WHAT THE TASK REQUIRES :: Extract everything from the first line through the line with "yf = fit_a + fit_b * np.log(xf) + fit_c * xf", both ends included, except for any pictures.
## start ITEMS
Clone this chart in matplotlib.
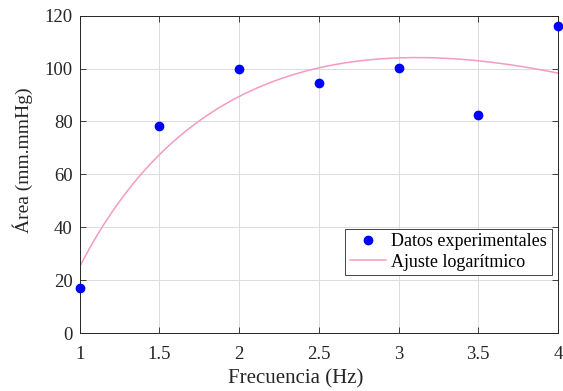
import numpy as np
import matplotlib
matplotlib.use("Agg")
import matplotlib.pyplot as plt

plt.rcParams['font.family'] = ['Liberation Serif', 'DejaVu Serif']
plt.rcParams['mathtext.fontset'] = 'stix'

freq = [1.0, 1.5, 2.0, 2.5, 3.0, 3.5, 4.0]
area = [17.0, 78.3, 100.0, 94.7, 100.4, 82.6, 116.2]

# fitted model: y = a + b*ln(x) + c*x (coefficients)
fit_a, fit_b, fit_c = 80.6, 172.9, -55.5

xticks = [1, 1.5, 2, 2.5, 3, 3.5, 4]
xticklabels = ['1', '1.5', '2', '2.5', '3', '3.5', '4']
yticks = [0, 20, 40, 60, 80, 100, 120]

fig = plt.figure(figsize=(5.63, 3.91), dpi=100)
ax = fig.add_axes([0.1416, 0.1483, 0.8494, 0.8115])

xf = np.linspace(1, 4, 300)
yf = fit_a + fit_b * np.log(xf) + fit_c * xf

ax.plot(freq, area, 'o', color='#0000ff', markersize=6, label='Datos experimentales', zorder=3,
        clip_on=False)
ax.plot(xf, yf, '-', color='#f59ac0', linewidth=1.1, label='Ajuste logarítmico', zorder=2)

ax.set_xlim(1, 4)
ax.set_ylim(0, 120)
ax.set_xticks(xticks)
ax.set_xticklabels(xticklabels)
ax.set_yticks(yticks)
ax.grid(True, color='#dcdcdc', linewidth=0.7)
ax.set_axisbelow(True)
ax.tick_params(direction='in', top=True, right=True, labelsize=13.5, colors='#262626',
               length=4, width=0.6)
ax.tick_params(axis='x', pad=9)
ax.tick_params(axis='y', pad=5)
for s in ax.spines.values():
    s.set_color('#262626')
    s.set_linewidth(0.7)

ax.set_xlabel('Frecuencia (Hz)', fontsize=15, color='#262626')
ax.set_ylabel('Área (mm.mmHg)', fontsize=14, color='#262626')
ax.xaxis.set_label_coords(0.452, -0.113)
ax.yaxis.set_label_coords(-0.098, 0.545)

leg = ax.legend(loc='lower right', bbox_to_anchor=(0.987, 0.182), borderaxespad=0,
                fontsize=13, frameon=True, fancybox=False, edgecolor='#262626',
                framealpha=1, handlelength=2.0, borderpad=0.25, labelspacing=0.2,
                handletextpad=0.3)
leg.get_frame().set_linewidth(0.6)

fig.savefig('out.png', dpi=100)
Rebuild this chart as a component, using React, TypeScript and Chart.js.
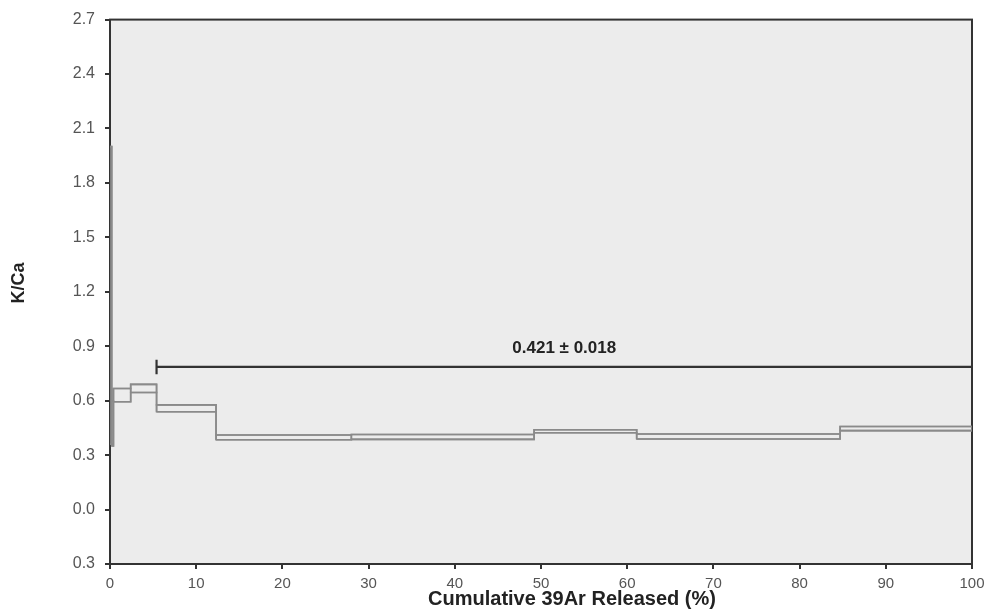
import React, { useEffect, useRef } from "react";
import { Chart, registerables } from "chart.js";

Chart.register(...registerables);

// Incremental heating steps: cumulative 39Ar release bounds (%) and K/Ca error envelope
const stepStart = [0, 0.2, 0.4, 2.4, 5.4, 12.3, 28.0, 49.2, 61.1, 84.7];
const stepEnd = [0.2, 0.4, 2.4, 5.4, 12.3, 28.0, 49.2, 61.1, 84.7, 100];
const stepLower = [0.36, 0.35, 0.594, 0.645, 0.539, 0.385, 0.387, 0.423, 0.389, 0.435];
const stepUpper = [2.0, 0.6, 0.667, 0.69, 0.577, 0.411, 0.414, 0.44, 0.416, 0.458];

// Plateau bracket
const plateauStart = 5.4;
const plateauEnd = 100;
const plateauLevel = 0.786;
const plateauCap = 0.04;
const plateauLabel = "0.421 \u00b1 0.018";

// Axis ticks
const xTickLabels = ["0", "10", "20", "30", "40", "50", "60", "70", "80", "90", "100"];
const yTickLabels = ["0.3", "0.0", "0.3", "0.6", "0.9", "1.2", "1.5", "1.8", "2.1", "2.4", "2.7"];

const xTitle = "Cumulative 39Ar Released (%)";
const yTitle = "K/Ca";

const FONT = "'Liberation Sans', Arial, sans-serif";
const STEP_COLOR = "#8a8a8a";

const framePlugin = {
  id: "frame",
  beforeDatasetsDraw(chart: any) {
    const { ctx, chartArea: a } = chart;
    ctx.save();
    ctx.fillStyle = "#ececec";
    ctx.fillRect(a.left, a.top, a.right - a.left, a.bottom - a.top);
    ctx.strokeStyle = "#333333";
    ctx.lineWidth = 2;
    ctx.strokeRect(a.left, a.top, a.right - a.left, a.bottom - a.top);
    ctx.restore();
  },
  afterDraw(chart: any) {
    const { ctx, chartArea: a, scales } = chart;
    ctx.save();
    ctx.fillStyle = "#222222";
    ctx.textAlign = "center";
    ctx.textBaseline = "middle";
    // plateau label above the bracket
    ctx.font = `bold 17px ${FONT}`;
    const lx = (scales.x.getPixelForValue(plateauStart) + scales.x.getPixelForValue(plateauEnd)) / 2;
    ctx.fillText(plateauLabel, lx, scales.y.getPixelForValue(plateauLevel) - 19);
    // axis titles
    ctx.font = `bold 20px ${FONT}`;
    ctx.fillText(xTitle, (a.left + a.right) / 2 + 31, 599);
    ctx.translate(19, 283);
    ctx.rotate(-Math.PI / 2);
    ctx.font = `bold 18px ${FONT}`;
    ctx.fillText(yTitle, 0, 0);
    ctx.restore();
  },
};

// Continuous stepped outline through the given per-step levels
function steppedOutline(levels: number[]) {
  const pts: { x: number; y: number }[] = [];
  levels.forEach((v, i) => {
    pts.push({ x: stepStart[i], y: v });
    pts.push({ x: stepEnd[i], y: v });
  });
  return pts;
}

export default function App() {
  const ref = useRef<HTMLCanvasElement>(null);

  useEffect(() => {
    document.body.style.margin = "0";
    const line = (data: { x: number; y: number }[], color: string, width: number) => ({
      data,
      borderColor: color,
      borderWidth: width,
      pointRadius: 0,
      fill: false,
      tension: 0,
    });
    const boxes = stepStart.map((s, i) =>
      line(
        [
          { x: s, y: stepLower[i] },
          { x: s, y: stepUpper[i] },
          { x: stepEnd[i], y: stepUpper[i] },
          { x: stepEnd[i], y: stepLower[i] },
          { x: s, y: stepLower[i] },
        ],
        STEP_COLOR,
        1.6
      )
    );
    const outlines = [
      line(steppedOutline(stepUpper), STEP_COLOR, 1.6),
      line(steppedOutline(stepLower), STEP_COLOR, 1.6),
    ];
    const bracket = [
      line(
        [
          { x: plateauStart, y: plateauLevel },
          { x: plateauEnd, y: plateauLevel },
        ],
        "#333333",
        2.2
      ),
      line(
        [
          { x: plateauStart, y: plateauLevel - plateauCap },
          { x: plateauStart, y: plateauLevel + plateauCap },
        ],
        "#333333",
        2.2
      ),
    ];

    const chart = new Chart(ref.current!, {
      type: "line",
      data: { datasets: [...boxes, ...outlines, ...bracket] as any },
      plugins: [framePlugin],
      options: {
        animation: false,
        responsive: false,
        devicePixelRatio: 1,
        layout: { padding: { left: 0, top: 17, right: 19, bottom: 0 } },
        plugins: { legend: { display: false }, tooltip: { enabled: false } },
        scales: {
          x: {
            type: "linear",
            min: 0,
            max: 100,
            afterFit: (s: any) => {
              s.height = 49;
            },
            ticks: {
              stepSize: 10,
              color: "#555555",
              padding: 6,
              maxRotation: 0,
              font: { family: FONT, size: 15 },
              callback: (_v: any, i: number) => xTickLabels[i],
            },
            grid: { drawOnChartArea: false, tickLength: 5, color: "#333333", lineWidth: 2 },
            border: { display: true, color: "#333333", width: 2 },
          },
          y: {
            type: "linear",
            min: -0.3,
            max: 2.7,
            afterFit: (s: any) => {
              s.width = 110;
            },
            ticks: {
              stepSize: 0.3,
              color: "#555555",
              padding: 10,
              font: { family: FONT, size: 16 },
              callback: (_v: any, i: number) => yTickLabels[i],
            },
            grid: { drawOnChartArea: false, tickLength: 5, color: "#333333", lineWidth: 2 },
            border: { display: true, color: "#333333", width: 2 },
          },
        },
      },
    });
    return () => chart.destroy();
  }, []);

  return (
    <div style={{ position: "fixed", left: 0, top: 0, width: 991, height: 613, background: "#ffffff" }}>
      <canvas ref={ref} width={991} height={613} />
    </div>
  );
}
## end ITEMS
OUTPUT ::
Clone this chart in matplotlib.
import numpy as np
import matplotlib
matplotlib.use("Agg")
import matplotlib.pyplot as plt

plt.rcParams['font.family'] = ['Liberation Serif', 'DejaVu Serif']
plt.rcParams['mathtext.fontset'] = 'stix'

freq = [1.0, 1.5, 2.0, 2.5, 3.0, 3.5, 4.0]
area = [17.0, 78.3, 100.0, 94.7, 100.4, 82.6, 116.2]

# fitted model: y = a + b*ln(x) + c*x (coefficients)
fit_a, fit_b, fit_c = 80.6, 172.9, -55.5

xticks = [1, 1.5, 2, 2.5, 3, 3.5, 4]
xticklabels = ['1', '1.5', '2', '2.5', '3', '3.5', '4']
yticks = [0, 20, 40, 60, 80, 100, 120]

fig = plt.figure(figsize=(5.63, 3.91), dpi=100)
ax = fig.add_axes([0.1416, 0.1483, 0.8494, 0.8115])

xf = np.linspace(1, 4, 300)
yf = fit_a + fit_b * np.log(xf) + fit_c * xf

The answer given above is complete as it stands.